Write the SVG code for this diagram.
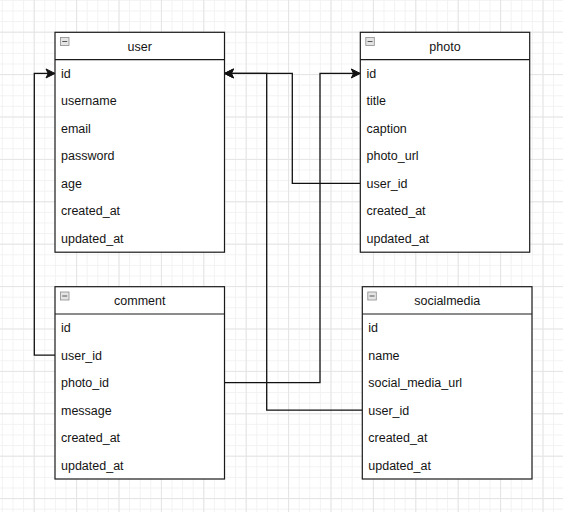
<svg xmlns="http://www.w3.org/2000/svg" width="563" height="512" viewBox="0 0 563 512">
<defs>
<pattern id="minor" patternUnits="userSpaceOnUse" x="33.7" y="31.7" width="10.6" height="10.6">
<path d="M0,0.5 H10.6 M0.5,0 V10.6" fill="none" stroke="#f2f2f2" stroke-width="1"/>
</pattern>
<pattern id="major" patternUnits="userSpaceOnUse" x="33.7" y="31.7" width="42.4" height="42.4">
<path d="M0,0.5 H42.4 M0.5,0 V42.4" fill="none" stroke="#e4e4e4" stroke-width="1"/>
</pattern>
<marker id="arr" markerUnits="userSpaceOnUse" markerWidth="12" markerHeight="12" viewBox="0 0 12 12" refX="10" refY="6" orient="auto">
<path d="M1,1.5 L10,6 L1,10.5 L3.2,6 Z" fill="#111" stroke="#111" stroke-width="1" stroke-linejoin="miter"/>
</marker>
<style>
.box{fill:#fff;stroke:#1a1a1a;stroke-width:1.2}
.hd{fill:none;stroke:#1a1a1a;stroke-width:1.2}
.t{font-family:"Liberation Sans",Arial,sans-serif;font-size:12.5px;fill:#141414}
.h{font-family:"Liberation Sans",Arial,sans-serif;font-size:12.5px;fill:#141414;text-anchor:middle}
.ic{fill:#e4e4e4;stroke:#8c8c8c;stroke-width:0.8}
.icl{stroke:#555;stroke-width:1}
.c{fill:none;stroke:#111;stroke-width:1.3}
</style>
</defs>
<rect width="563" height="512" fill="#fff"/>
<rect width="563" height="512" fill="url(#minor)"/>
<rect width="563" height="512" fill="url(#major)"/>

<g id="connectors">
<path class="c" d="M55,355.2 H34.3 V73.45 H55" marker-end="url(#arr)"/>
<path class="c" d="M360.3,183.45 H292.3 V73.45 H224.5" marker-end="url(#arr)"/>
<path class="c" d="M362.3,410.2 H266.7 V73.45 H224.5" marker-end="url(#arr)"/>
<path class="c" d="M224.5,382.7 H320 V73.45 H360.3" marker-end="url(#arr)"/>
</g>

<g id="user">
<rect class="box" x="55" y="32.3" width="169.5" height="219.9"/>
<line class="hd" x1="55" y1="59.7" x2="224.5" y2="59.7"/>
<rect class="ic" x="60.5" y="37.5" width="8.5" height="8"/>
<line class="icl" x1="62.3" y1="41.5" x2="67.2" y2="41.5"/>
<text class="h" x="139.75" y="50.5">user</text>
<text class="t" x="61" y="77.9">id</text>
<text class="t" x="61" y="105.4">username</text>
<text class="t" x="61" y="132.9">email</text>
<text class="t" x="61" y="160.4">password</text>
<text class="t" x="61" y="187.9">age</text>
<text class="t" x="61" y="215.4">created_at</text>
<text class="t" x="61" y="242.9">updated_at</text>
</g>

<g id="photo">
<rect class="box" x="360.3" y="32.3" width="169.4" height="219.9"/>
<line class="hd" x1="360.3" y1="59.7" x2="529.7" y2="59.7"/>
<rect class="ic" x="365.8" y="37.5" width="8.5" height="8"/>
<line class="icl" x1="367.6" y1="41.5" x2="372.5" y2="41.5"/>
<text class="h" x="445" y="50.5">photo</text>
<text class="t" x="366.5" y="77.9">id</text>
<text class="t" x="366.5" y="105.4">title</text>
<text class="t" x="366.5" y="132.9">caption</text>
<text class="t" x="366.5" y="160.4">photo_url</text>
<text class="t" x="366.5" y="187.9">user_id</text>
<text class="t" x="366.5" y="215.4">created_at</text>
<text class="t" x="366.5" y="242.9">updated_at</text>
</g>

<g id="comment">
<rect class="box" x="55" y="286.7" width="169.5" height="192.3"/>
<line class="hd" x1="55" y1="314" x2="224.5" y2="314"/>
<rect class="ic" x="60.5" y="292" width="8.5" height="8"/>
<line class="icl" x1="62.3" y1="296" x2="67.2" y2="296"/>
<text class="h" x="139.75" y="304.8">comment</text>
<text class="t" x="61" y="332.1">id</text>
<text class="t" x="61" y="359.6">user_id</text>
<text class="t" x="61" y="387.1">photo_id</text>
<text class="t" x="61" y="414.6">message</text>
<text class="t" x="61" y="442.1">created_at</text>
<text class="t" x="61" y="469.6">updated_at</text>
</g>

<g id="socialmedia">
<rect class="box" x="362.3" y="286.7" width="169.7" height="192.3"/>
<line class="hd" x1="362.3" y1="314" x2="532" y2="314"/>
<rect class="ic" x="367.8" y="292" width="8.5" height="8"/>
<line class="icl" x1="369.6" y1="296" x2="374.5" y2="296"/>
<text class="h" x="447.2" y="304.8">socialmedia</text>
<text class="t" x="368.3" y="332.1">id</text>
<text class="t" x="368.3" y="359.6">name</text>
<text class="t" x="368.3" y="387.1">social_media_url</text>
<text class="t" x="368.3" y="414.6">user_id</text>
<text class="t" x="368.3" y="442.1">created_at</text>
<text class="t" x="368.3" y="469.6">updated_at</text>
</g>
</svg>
--- --- ---
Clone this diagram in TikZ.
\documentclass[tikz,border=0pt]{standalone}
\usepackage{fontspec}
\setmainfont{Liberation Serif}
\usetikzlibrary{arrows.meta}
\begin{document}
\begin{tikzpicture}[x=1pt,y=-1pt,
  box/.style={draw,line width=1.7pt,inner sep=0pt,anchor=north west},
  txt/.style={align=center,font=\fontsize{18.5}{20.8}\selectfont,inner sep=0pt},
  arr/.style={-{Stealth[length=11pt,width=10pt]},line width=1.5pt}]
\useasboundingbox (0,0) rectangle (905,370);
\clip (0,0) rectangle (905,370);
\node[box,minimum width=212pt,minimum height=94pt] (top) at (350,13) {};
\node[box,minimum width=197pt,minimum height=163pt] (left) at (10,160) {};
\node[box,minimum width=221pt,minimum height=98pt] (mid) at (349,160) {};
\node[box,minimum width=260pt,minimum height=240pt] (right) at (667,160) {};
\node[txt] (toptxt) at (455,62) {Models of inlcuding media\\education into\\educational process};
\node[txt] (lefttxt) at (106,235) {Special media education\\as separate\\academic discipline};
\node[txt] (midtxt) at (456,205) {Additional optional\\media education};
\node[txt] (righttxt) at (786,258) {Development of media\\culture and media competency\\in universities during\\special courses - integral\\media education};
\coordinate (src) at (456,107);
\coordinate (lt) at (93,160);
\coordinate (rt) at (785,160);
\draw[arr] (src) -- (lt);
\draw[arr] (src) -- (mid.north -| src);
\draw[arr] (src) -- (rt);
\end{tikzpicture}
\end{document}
--- --- ---
Find the lines above that contain the word "this" and collect them.

Write the SVG code for this diagram.
Clone this diagram in TikZ.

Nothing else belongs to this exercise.